[Instructions to follow]: In the entries below, print exactly the lines from the first through the one with "var cohName = 'Coherent", both included, and none of the pictures.
──────────────────────────────
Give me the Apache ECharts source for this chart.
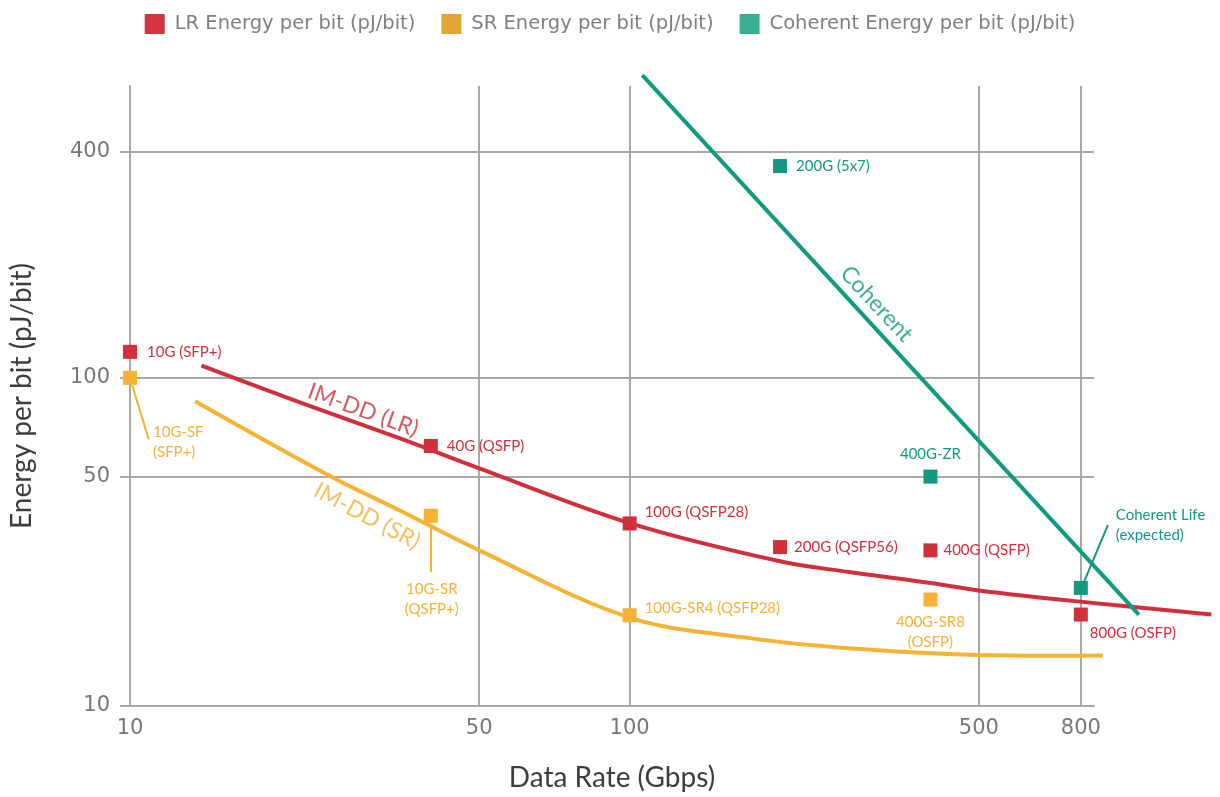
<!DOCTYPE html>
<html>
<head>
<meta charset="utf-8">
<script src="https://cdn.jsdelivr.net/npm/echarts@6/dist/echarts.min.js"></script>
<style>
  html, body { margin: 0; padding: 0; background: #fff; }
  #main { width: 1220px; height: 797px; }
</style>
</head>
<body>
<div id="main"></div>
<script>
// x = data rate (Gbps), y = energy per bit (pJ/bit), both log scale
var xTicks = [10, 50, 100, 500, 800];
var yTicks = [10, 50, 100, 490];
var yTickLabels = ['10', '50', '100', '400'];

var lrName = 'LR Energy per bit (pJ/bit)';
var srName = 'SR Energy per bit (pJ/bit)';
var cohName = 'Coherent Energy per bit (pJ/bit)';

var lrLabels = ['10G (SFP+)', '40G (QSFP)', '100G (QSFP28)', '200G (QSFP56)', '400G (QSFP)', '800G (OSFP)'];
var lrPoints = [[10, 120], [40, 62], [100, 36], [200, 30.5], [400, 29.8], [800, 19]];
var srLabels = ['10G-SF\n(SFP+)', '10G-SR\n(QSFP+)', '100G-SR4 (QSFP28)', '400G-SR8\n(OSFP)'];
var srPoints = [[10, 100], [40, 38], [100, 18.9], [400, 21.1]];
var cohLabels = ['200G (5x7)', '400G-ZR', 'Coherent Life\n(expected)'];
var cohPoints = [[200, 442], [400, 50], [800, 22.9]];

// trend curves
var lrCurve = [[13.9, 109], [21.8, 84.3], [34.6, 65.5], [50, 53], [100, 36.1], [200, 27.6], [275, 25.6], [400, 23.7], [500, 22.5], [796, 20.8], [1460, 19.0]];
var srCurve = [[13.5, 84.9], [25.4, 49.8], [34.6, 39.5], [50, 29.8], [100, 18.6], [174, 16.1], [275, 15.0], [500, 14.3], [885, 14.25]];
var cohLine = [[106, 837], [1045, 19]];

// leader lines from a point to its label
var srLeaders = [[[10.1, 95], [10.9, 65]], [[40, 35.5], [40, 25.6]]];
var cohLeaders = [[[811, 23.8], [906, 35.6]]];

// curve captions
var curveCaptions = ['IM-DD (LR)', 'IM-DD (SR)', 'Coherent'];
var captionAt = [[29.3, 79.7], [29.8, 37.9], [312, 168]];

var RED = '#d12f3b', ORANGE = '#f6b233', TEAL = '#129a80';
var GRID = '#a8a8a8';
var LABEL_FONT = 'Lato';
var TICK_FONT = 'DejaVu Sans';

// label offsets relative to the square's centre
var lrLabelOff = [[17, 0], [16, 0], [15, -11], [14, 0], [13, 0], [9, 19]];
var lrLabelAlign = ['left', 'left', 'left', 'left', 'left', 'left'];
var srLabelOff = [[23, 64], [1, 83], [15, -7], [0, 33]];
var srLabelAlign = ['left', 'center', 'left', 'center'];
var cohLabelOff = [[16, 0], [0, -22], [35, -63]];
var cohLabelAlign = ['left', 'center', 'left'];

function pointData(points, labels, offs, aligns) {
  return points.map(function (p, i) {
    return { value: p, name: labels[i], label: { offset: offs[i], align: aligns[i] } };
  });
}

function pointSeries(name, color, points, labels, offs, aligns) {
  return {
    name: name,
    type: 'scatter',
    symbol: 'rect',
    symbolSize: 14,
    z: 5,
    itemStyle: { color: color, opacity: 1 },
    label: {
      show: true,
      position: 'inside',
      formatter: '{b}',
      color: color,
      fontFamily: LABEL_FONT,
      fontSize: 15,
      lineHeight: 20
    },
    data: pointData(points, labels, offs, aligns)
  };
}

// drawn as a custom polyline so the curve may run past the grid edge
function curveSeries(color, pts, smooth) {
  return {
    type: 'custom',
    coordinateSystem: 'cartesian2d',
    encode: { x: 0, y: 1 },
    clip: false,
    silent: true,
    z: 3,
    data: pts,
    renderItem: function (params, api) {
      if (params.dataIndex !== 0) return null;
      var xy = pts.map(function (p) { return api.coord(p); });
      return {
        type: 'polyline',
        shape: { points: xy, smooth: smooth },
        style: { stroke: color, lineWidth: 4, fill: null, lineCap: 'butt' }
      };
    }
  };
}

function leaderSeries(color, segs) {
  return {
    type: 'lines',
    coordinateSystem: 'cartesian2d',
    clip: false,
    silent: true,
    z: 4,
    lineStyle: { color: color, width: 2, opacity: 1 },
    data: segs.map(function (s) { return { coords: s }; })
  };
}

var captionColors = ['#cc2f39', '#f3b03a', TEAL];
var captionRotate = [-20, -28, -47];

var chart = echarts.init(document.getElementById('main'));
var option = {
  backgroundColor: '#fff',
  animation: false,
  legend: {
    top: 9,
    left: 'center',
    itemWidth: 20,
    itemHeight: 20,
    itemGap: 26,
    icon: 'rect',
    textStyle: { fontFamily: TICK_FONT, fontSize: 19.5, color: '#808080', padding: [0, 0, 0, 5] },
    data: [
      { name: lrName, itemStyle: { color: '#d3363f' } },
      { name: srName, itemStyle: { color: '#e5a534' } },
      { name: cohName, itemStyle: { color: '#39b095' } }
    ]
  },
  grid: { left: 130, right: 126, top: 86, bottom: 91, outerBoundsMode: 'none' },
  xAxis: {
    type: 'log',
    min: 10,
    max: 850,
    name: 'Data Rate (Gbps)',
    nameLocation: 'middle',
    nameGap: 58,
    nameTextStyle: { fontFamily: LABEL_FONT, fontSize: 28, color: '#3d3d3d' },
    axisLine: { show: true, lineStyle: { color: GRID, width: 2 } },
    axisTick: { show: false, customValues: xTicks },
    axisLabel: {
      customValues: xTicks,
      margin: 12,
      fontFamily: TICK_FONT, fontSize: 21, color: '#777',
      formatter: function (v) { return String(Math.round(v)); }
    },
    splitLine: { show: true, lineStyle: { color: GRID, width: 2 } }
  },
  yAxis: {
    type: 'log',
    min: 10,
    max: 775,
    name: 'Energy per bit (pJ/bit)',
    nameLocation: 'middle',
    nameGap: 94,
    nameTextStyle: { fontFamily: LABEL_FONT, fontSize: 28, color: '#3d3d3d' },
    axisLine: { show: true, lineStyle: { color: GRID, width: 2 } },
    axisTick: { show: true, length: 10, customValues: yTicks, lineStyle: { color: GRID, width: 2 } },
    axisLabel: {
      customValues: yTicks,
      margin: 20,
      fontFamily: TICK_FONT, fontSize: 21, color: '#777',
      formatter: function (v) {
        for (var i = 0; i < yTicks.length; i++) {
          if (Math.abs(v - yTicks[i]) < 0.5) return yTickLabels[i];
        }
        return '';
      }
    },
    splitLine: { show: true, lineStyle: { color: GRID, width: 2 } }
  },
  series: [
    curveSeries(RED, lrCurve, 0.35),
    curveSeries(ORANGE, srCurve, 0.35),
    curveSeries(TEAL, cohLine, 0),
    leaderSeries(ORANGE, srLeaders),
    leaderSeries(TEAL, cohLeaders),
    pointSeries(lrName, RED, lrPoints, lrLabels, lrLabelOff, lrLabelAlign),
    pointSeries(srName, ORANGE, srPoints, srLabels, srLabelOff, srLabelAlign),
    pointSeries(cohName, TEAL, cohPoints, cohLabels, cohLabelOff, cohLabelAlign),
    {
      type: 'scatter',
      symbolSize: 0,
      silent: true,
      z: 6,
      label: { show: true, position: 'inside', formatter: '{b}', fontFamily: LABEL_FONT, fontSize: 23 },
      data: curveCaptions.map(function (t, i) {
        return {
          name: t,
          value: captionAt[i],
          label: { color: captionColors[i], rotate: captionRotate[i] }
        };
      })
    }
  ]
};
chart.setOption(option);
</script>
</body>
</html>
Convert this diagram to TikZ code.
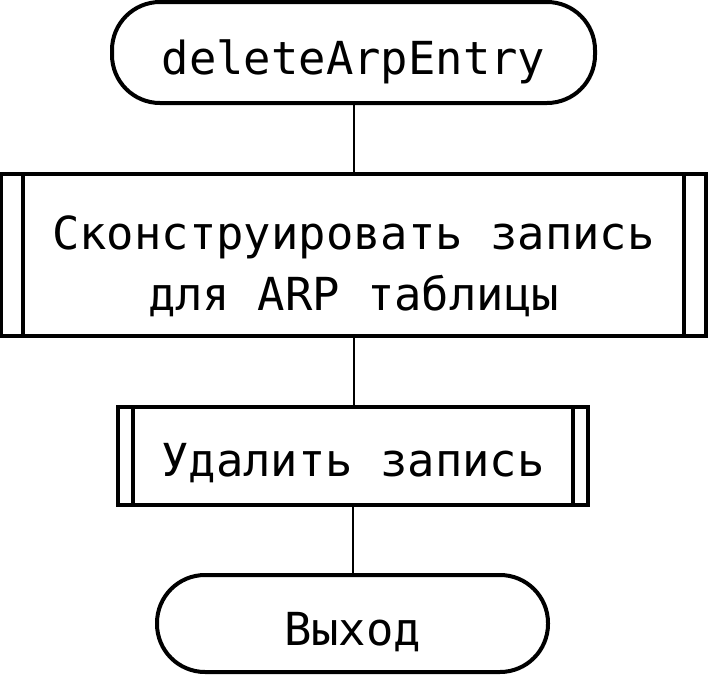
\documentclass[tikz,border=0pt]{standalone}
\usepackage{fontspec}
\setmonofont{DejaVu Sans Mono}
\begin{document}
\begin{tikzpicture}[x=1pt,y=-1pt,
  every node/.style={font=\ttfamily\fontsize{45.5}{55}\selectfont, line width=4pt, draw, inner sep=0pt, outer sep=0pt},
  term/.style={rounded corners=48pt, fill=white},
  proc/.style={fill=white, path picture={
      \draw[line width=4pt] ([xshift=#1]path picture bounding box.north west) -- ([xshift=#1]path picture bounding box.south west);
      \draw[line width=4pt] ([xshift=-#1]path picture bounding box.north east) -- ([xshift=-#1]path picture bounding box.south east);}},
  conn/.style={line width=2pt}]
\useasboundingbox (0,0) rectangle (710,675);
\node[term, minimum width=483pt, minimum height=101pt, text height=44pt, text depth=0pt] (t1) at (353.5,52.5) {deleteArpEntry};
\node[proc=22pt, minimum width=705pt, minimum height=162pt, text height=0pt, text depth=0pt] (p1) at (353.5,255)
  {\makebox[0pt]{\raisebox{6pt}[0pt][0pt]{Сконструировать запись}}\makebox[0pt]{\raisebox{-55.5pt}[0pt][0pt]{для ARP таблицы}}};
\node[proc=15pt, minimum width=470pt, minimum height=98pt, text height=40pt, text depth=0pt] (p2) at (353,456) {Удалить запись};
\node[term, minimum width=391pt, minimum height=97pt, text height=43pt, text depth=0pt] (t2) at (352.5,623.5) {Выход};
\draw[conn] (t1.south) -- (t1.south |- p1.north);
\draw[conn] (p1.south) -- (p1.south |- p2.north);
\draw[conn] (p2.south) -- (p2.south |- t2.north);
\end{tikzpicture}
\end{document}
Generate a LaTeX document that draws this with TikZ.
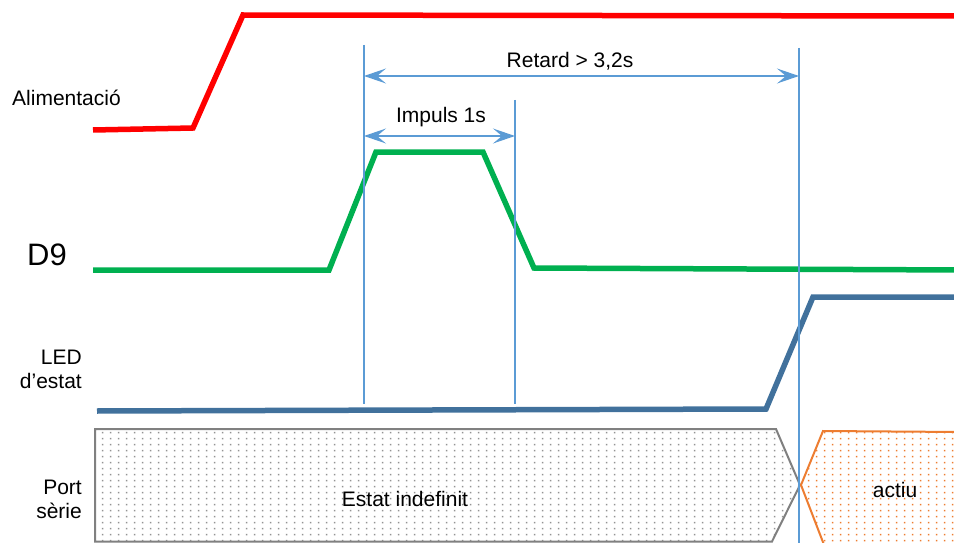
──────────────────────────────
[Correct response]:
Give me the Apache ECharts source for this chart.
<!DOCTYPE html>
<html>
<head>
<meta charset="utf-8">
<script src="https://cdn.jsdelivr.net/npm/echarts@6/dist/echarts.min.js"></script>
<style>
  html, body { margin: 0; padding: 0; background: #fff; }
  #main { width: 1220px; height: 797px; }
</style>
</head>
<body>
<div id="main"></div>
<script>
// x = data rate (Gbps), y = energy per bit (pJ/bit), both log scale
var xTicks = [10, 50, 100, 500, 800];
var yTicks = [10, 50, 100, 490];
var yTickLabels = ['10', '50', '100', '400'];

var lrName = 'LR Energy per bit (pJ/bit)';
var srName = 'SR Energy per bit (pJ/bit)';
var cohName = 'Coherent Energy per bit (pJ/bit)';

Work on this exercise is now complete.